CHALLENGE
Exactly retype the lines of the material from its first line to the line with "mag_y = [0.17, 0.47, 0.5, 0.54, 0.61, 0.77, 0.94]", including both.

SOURCE DATA
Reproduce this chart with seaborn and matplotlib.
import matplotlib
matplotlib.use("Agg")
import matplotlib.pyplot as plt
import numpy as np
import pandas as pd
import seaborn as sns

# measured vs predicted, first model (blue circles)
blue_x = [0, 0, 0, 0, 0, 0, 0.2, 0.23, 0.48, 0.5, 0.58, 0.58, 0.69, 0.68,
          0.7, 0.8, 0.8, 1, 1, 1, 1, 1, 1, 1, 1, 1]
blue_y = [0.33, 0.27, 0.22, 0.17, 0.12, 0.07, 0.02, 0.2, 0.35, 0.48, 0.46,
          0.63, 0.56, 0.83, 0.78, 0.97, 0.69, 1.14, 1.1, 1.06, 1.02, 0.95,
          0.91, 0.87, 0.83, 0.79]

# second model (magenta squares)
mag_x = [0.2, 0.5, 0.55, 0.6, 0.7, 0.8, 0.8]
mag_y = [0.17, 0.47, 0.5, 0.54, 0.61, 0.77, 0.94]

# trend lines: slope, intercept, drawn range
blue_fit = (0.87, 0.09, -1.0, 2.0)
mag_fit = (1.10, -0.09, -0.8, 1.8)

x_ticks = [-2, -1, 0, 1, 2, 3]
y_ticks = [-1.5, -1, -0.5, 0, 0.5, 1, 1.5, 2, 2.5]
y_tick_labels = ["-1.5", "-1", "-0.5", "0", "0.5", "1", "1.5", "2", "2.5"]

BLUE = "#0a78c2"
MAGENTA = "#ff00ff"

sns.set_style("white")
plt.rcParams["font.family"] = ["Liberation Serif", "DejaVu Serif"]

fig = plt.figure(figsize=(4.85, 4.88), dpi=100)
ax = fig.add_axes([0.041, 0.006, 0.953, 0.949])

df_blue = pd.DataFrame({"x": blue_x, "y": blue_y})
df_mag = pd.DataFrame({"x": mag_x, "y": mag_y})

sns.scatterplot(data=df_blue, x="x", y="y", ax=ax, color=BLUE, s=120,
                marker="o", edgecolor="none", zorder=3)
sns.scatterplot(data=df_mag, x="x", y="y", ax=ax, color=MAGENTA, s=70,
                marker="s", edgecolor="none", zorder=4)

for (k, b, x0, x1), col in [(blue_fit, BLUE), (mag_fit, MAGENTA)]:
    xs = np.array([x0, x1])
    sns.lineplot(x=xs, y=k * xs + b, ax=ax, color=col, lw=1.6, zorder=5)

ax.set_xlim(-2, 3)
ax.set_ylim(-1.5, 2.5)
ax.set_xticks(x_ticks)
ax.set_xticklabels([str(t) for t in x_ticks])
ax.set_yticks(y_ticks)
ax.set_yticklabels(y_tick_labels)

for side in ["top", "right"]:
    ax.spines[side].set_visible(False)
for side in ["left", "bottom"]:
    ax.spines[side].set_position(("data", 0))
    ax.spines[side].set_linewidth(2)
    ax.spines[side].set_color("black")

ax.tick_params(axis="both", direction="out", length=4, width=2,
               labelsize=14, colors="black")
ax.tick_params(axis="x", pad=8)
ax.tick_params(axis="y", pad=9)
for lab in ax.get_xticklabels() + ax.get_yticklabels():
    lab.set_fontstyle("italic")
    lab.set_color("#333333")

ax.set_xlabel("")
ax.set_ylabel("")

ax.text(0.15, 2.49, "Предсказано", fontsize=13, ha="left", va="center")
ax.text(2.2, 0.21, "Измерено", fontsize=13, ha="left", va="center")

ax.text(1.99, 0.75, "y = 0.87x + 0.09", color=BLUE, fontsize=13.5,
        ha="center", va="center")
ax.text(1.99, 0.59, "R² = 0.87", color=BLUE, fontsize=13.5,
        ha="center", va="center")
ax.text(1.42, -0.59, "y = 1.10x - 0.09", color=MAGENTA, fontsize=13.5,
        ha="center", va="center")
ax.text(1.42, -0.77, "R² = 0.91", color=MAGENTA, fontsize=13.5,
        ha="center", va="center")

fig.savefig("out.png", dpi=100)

FINISHED ANSWER
Reproduce this chart with seaborn and matplotlib.
import matplotlib
matplotlib.use("Agg")
import matplotlib.pyplot as plt
import numpy as np
import pandas as pd
import seaborn as sns

# measured vs predicted, first model (blue circles)
blue_x = [0, 0, 0, 0, 0, 0, 0.2, 0.23, 0.48, 0.5, 0.58, 0.58, 0.69, 0.68,
          0.7, 0.8, 0.8, 1, 1, 1, 1, 1, 1, 1, 1, 1]
blue_y = [0.33, 0.27, 0.22, 0.17, 0.12, 0.07, 0.02, 0.2, 0.35, 0.48, 0.46,
          0.63, 0.56, 0.83, 0.78, 0.97, 0.69, 1.14, 1.1, 1.06, 1.02, 0.95,
          0.91, 0.87, 0.83, 0.79]

# second model (magenta squares)
mag_x = [0.2, 0.5, 0.55, 0.6, 0.7, 0.8, 0.8]
mag_y = [0.17, 0.47, 0.5, 0.54, 0.61, 0.77, 0.94]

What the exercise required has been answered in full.